> _WHAT YOU SHOULD DO_
All of the lines below are to be printed again exactly; images are excluded from the output.

> _SUPPLIED DATA_
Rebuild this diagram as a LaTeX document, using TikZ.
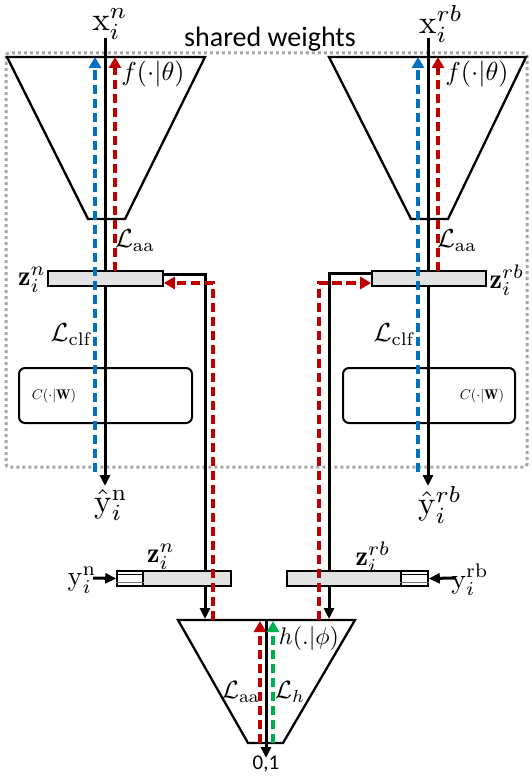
\documentclass[tikz,border=0pt]{standalone}
\usepackage{fontspec}
\usepackage{graphicx}
\newfontfamily\calib{Carlito}
\usetikzlibrary{arrows.meta}
\definecolor{cblue}{HTML}{0070C0}
\definecolor{cred}{HTML}{C00000}
\definecolor{cgreen}{HTML}{00B050}
\definecolor{cgray}{HTML}{A6A6A6}
\definecolor{zfill}{HTML}{E2E2E2}
\newcommand\fsz[1]{\fontsize{#1}{#1}\selectfont}
\newcommand\msz[2]{\scalebox{#1}{$#2$}}
\begin{document}
\begin{tikzpicture}[x=1pt,y=-1pt,
  blk/.style={line width=3pt, -{Triangle[length=11pt,width=10pt]}},
  dsh/.style={line width=3.6pt, dash pattern=on 9.5pt off 4.5pt, -{Triangle[length=11pt,width=12pt]}},
  trap/.style={draw, line width=2.3pt, line join=miter},
  zbox/.style={draw, line width=1.6pt, fill=zfill, inner sep=0pt},
  hbox/.style={draw, line width=1.6pt, fill=white, inner sep=0pt},
  cbox/.style={draw, line width=2pt, rounded corners=6pt, inner sep=0pt},
  lbl/.style={inner sep=0pt},
  frame/.style={cgray, line width=3pt, dash pattern=on 3pt off 3pt, rounded corners=3pt}]
\useasboundingbox (0,0) rectangle (532,776);

% shared-weights frame
\draw[frame] (6,53) rectangle (527,467);
\node[lbl] (shared) at (270,39) {\calib\fsz{28}shared weights};

% trapezoids (encoders and discriminator)
\draw[trap] (7,57) -- (205,57) -- (125,219) -- (88,219) -- cycle;
\draw[trap] (329,57) -- (526,57) -- (448,219) -- (411,219) -- cycle;
\draw[trap] (178,620) -- (355,620) -- (283,743) -- (248,743) -- cycle;

% coordinates
\coordinate (xnTop) at (105,38);
\coordinate (xrTop) at (428,38);
\coordinate (ynEnd) at (105,486);
\coordinate (yrEnd) at (428,486);
\coordinate (bnTop) at (95,57);
\coordinate (bnBot) at (95,472);
\coordinate (brTop) at (418,57);
\coordinate (brBot) at (418,472);
\coordinate (rnTop) at (115,57);
\coordinate (rnBot) at (115,271);
\coordinate (rrTop) at (438,57);
\coordinate (rrBot) at (438,271);
\coordinate (cornL) at (205,274);
\coordinate (cornR) at (329,273);
\coordinate (hInL) at (205,619);
\coordinate (hInR) at (329,619);
\coordinate (rCornL) at (213,283);
\coordinate (rCornR) at (319,283);
\coordinate (rStartL) at (213,620);
\coordinate (rStartR) at (319,620);
\coordinate (hOutTop) at (266,620);
\coordinate (hOut) at (266,758);
\coordinate (hRedBot) at (260,743);
\coordinate (hRedTop) at (260,621);
\coordinate (hGrnBot) at (273,743);
\coordinate (hGrnTop) at (273,621);
\coordinate (ynIn) at (93,578);
\coordinate (yrIn) at (455,578);

% classifier boxes
\node[cbox, minimum width=173pt, minimum height=55pt] (cn) at (105.5,395.5) {};
\node[cbox, minimum width=172pt, minimum height=55pt] (cr) at (429,395.5) {};

% main black flows
\draw[blk] (xnTop) -- (ynEnd);
\draw[blk] (xrTop) -- (yrEnd);
\draw[blk] (hOutTop) -- (hOut);

% top latent boxes
\node[zbox, minimum width=115pt, minimum height=15pt] (zn) at (105.5,278.5) {};
\node[zbox, minimum width=114pt, minimum height=15pt] (zr) at (429,278.5) {};

% black flows from latents to discriminator
\draw[blk] ([yshift=4.5pt]zn.east) -- (cornL) -- (hInL);
\draw[blk] ([yshift=5.5pt]zr.west) -- (cornR) -- (hInR);

% bottom latent boxes with labels
\node[zbox, minimum width=88pt, minimum height=15pt] (zbn) at (187,578.5) {};
\node[hbox, minimum width=26pt, minimum height=15pt] (hbn) at (130,578.5) {};
\node[zbox, minimum width=114pt, minimum height=15pt] (zbr) at (344,578.5) {};
\node[hbox, minimum width=27pt, minimum height=15pt] (hbr) at (414.5,578.5) {};
\draw[line width=1pt] ([yshift=-4pt]hbn.north west) -- ([yshift=-4pt]hbn.north east);
\draw[line width=1.4pt, black!55] ([yshift=4.5pt]hbn.south west) -- ([yshift=4.5pt]hbn.south east);
\draw[line width=1pt] ([yshift=-4pt]hbr.north west) -- ([yshift=-4pt]hbr.north east);
\draw[line width=1.4pt, black!55] ([yshift=4.5pt]hbr.south west) -- ([yshift=4.5pt]hbr.south east);
\draw[blk] (ynIn) -- (hbn.west);
\draw[blk] (yrIn) -- (hbr.east);

% gradient flows
\draw[dsh, cblue] (bnBot) -- (bnTop);
\draw[dsh, cblue] (brBot) -- (brTop);
\draw[dsh, cred] (rnBot) -- (rnTop);
\draw[dsh, cred] (rrBot) -- (rrTop);
\draw[dsh, cred] (rStartL) -- (rCornL) -- ([yshift=-4.5pt]zn.east);
\draw[dsh, cred] (rStartR) -- (rCornR) -- ([yshift=-4.5pt]zr.west);
\draw[dsh, cred] (hRedBot) -- (hRedTop);
\draw[dsh, cgreen] (hGrnBot) -- (hGrnTop);

% labels
\node[lbl] (lxn) at (110,24) {\msz{3.3}{\mathrm{x}_i^{n}}};
\node[lbl] (lxr) at (441,24) {\msz{3.3}{\mathrm{x}_i^{rb}}};
\node[lbl] (lfn) at (153,74) {\msz{2.6}{f(\cdot|\theta)}};
\node[lbl] (lfr) at (477,74) {\msz{2.6}{f(\cdot|\theta)}};
\node[lbl] (laan) at (135,241) {\msz{2.6}{\mathcal{L}_{\mathrm{aa}}}};
\node[lbl] (laar) at (457,241) {\msz{2.6}{\mathcal{L}_{\mathrm{aa}}}};
\node[lbl] (lzn) at (32,280) {\msz{2.8}{\mathbf{z}_i^{n}}};
\node[lbl] (lzr) at (507,280) {\msz{2.8}{\mathbf{z}_i^{rb}}};
\node[lbl] (lcn) at (71,335) {\msz{2.6}{\mathcal{L}_{\mathrm{clf}}}};
\node[lbl] (lcr) at (394,335) {\msz{2.6}{\mathcal{L}_{\mathrm{clf}}}};
\node[lbl] (lccn) at (54,396) {\msz{1.4}{C(\cdot|\mathbf{W})}};
\node[lbl] (lccr) at (482,396) {\msz{1.4}{C(\cdot|\mathbf{W})}};
\node[lbl] (lyn) at (111,505) {\msz{3.3}{\hat{\mathrm{y}}_i^{\mathrm{n}}}};
\node[lbl] (lyr) at (440,505) {\msz{3.3}{\hat{\mathrm{y}}_i^{rb}}};
\node[lbl] (lzbn) at (161,557) {\msz{2.8}{\mathbf{z}_i^{n}}};
\node[lbl] (lzbr) at (373,557) {\msz{2.8}{\mathbf{z}_i^{rb}}};
\node[lbl] (lybn) at (82,580) {\msz{2.8}{\mathrm{y}_i^{\mathrm{n}}}};
\node[lbl] (lybr) at (470,580) {\msz{2.8}{\mathrm{y}_i^{\mathrm{rb}}}};
\node[lbl] (lh) at (309,638) {\msz{2.4}{h(.|\phi)}};
\node[lbl] (lhaa) at (241,692) {\msz{2.5}{\mathcal{L}_{\mathrm{aa}}}};
\node[lbl] (lhh) at (290,692) {\msz{2.5}{\mathcal{L}_{h}}};
\node[lbl] (l01) at (266,764) {\calib\fsz{21}0,1};
\end{tikzpicture}
\end{document}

> _RESULT_
Rebuild this diagram as a LaTeX document, using TikZ.
\documentclass[tikz,border=0pt]{standalone}
\usepackage{fontspec}
\usepackage{graphicx}
\newfontfamily\calib{Carlito}
\usetikzlibrary{arrows.meta}
\definecolor{cblue}{HTML}{0070C0}
\definecolor{cred}{HTML}{C00000}
\definecolor{cgreen}{HTML}{00B050}
\definecolor{cgray}{HTML}{A6A6A6}
\definecolor{zfill}{HTML}{E2E2E2}
\newcommand\fsz[1]{\fontsize{#1}{#1}\selectfont}
\newcommand\msz[2]{\scalebox{#1}{$#2$}}
\begin{document}
\begin{tikzpicture}[x=1pt,y=-1pt,
  blk/.style={line width=3pt, -{Triangle[length=11pt,width=10pt]}},
  dsh/.style={line width=3.6pt, dash pattern=on 9.5pt off 4.5pt, -{Triangle[length=11pt,width=12pt]}},
  trap/.style={draw, line width=2.3pt, line join=miter},
  zbox/.style={draw, line width=1.6pt, fill=zfill, inner sep=0pt},
  hbox/.style={draw, line width=1.6pt, fill=white, inner sep=0pt},
  cbox/.style={draw, line width=2pt, rounded corners=6pt, inner sep=0pt},
  lbl/.style={inner sep=0pt},
  frame/.style={cgray, line width=3pt, dash pattern=on 3pt off 3pt, rounded corners=3pt}]
\useasboundingbox (0,0) rectangle (532,776);

% shared-weights frame
\draw[frame] (6,53) rectangle (527,467);
\node[lbl] (shared) at (270,39) {\calib\fsz{28}shared weights};

% trapezoids (encoders and discriminator)
\draw[trap] (7,57) -- (205,57) -- (125,219) -- (88,219) -- cycle;
\draw[trap] (329,57) -- (526,57) -- (448,219) -- (411,219) -- cycle;
\draw[trap] (178,620) -- (355,620) -- (283,743) -- (248,743) -- cycle;

% coordinates
\coordinate (xnTop) at (105,38);
\coordinate (xrTop) at (428,38);
\coordinate (ynEnd) at (105,486);
\coordinate (yrEnd) at (428,486);
\coordinate (bnTop) at (95,57);
\coordinate (bnBot) at (95,472);
\coordinate (brTop) at (418,57);
\coordinate (brBot) at (418,472);
\coordinate (rnTop) at (115,57);
\coordinate (rnBot) at (115,271);
\coordinate (rrTop) at (438,57);
\coordinate (rrBot) at (438,271);
\coordinate (cornL) at (205,274);
\coordinate (cornR) at (329,273);
\coordinate (hInL) at (205,619);
\coordinate (hInR) at (329,619);
\coordinate (rCornL) at (213,283);
\coordinate (rCornR) at (319,283);
\coordinate (rStartL) at (213,620);
\coordinate (rStartR) at (319,620);
\coordinate (hOutTop) at (266,620);
\coordinate (hOut) at (266,758);
\coordinate (hRedBot) at (260,743);
\coordinate (hRedTop) at (260,621);
\coordinate (hGrnBot) at (273,743);
\coordinate (hGrnTop) at (273,621);
\coordinate (ynIn) at (93,578);
\coordinate (yrIn) at (455,578);

% classifier boxes
\node[cbox, minimum width=173pt, minimum height=55pt] (cn) at (105.5,395.5) {};
\node[cbox, minimum width=172pt, minimum height=55pt] (cr) at (429,395.5) {};

% main black flows
\draw[blk] (xnTop) -- (ynEnd);
\draw[blk] (xrTop) -- (yrEnd);
\draw[blk] (hOutTop) -- (hOut);

% top latent boxes
\node[zbox, minimum width=115pt, minimum height=15pt] (zn) at (105.5,278.5) {};
\node[zbox, minimum width=114pt, minimum height=15pt] (zr) at (429,278.5) {};

% black flows from latents to discriminator
\draw[blk] ([yshift=4.5pt]zn.east) -- (cornL) -- (hInL);
\draw[blk] ([yshift=5.5pt]zr.west) -- (cornR) -- (hInR);

% bottom latent boxes with labels
\node[zbox, minimum width=88pt, minimum height=15pt] (zbn) at (187,578.5) {};
\node[hbox, minimum width=26pt, minimum height=15pt] (hbn) at (130,578.5) {};
\node[zbox, minimum width=114pt, minimum height=15pt] (zbr) at (344,578.5) {};
\node[hbox, minimum width=27pt, minimum height=15pt] (hbr) at (414.5,578.5) {};
\draw[line width=1pt] ([yshift=-4pt]hbn.north west) -- ([yshift=-4pt]hbn.north east);
\draw[line width=1.4pt, black!55] ([yshift=4.5pt]hbn.south west) -- ([yshift=4.5pt]hbn.south east);
\draw[line width=1pt] ([yshift=-4pt]hbr.north west) -- ([yshift=-4pt]hbr.north east);
\draw[line width=1.4pt, black!55] ([yshift=4.5pt]hbr.south west) -- ([yshift=4.5pt]hbr.south east);
\draw[blk] (ynIn) -- (hbn.west);
\draw[blk] (yrIn) -- (hbr.east);

% gradient flows
\draw[dsh, cblue] (bnBot) -- (bnTop);
\draw[dsh, cblue] (brBot) -- (brTop);
\draw[dsh, cred] (rnBot) -- (rnTop);
\draw[dsh, cred] (rrBot) -- (rrTop);
\draw[dsh, cred] (rStartL) -- (rCornL) -- ([yshift=-4.5pt]zn.east);
\draw[dsh, cred] (rStartR) -- (rCornR) -- ([yshift=-4.5pt]zr.west);
\draw[dsh, cred] (hRedBot) -- (hRedTop);
\draw[dsh, cgreen] (hGrnBot) -- (hGrnTop);

% labels
\node[lbl] (lxn) at (110,24) {\msz{3.3}{\mathrm{x}_i^{n}}};
\node[lbl] (lxr) at (441,24) {\msz{3.3}{\mathrm{x}_i^{rb}}};
\node[lbl] (lfn) at (153,74) {\msz{2.6}{f(\cdot|\theta)}};
\node[lbl] (lfr) at (477,74) {\msz{2.6}{f(\cdot|\theta)}};
\node[lbl] (laan) at (135,241) {\msz{2.6}{\mathcal{L}_{\mathrm{aa}}}};
\node[lbl] (laar) at (457,241) {\msz{2.6}{\mathcal{L}_{\mathrm{aa}}}};
\node[lbl] (lzn) at (32,280) {\msz{2.8}{\mathbf{z}_i^{n}}};
\node[lbl] (lzr) at (507,280) {\msz{2.8}{\mathbf{z}_i^{rb}}};
\node[lbl] (lcn) at (71,335) {\msz{2.6}{\mathcal{L}_{\mathrm{clf}}}};
\node[lbl] (lcr) at (394,335) {\msz{2.6}{\mathcal{L}_{\mathrm{clf}}}};
\node[lbl] (lccn) at (54,396) {\msz{1.4}{C(\cdot|\mathbf{W})}};
\node[lbl] (lccr) at (482,396) {\msz{1.4}{C(\cdot|\mathbf{W})}};
\node[lbl] (lyn) at (111,505) {\msz{3.3}{\hat{\mathrm{y}}_i^{\mathrm{n}}}};
\node[lbl] (lyr) at (440,505) {\msz{3.3}{\hat{\mathrm{y}}_i^{rb}}};
\node[lbl] (lzbn) at (161,557) {\msz{2.8}{\mathbf{z}_i^{n}}};
\node[lbl] (lzbr) at (373,557) {\msz{2.8}{\mathbf{z}_i^{rb}}};
\node[lbl] (lybn) at (82,580) {\msz{2.8}{\mathrm{y}_i^{\mathrm{n}}}};
\node[lbl] (lybr) at (470,580) {\msz{2.8}{\mathrm{y}_i^{\mathrm{rb}}}};
\node[lbl] (lh) at (309,638) {\msz{2.4}{h(.|\phi)}};
\node[lbl] (lhaa) at (241,692) {\msz{2.5}{\mathcal{L}_{\mathrm{aa}}}};
\node[lbl] (lhh) at (290,692) {\msz{2.5}{\mathcal{L}_{h}}};
\node[lbl] (l01) at (266,764) {\calib\fsz{21}0,1};
\end{tikzpicture}
\end{document}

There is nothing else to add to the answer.